I don't know of a non-franchised Renault electronics specialist who might be able to repair the dash-pod with a component costing less than €1 and reinstall it or get a dash-pod from a scrap-yard or ebay, but maybe someone else here can recommend one.

A bit more info - http://forums.moneysavingexpert.com/showthread.html?t=1038819

Bill Cullen, you're fired!


----------



## michaelm (22 Jan 2010)

This is a common/known problem.  Apparently, going on posts I read on some UK Boards, Renault in the UK are now covering the cost of replacing the dash.  I don't think that is the case here yet but Renault Ireland are paying a large portion of the cost.  You could ring Renault Ireland to see what they will do for you.  Don't be fobbed off just because it's out of warranty; the dash should be a' lifetime of the car' part and Renault should really step up and replace these FOC. 

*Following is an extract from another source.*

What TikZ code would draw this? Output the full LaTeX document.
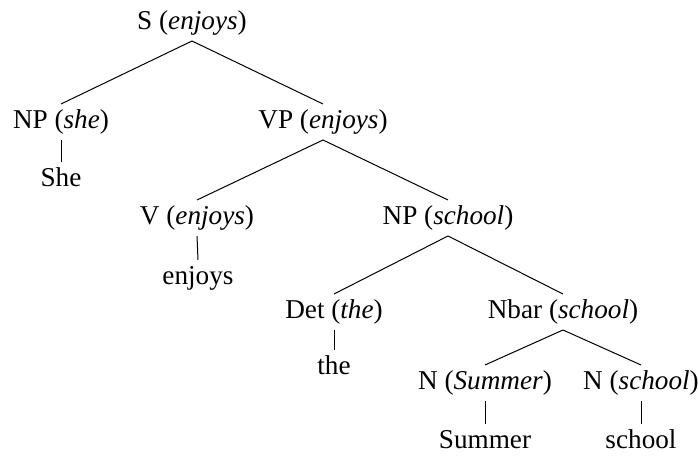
\documentclass[tikz,border=0pt]{standalone}
\usepackage{fontspec}
\setmainfont{Liberation Serif}
\tikzset{
  cat node/.style={inner sep=2pt, text height=10.2pt, text depth=3.4pt,
                   font=\fontsize{13.6}{16}\selectfont},
  word node/.style={cat node},
  branch/.style={line width=0.5pt},
}

\begin{document}
\begin{tikzpicture}[x=0.5pt, y=-0.5pt]
  \useasboundingbox (0,0) rectangle (698,459);
  % categories, with their heads
  \node[cat node] (s) at (192,23) {S (\textit{enjoys})};
  \node[cat node] (np1) at (61,122) {NP (\textit{she})};
  \node[cat node] (vp) at (323,122) {VP (\textit{enjoys})};
  \node[cat node] (v) at (197,218) {V (\textit{enjoys})};
  \node[cat node] (np2) at (448,218) {NP (\textit{school})};
  \node[cat node] (det) at (334,312) {Det (\textit{the})};
  \node[cat node] (nbar) at (563,312) {Nbar (\textit{school})};
  \node[cat node] (n1) at (485,383) {N (\textit{Summer})};
  \node[cat node] (n2) at (641,383) {N (\textit{school})};
  % words
  \node[word node] (w1) at (61,180) {She};
  \node[word node] (w2) at (198,278) {enjoys};
  \node[word node] (w3) at (334,368) {the};
  \node[word node] (w4) at (485,442) {Summer};
  \node[word node] (w5) at (641,442) {school};
  % branches
  \draw[branch] (s.south) -- (np1.north);
  \draw[branch] (s.south) -- (vp.north);
  \draw[branch] (vp.south) -- (v.north);
  \draw[branch] (vp.south) -- (np2.north);
  \draw[branch] (np2.south) -- (det.north);
  \draw[branch] (np2.south) -- (nbar.north);
  \draw[branch] (nbar.south) -- (n1.north);
  \draw[branch] (nbar.south) -- (n2.north);
  \draw[branch] (np1.south) -- (w1.north);
  \draw[branch] (v.south) -- (w2.north);
  \draw[branch] (det.south) -- (w3.north);
  \draw[branch] (n1.south) -- (w4.north);
  \draw[branch] (n2.south) -- (w5.north);
\end{tikzpicture}
\end{document}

My Scenic was in, with a Renault dealer, for other work late last year and I had my faulty dash replaced also (at a cost of €110).  I wasn't overly happy to pay anything for the dash but I wanted it fixed in a hurry so I couldn't hold out for a free repair.


----------



## emul (8 Feb 2010)

The dash display on my Scenic completely disappeared. Talked to Renault €320 to fix, got it repaired by http://www.kcsystems.ie/ in Cork. Great job and haven't had any issue since.


----------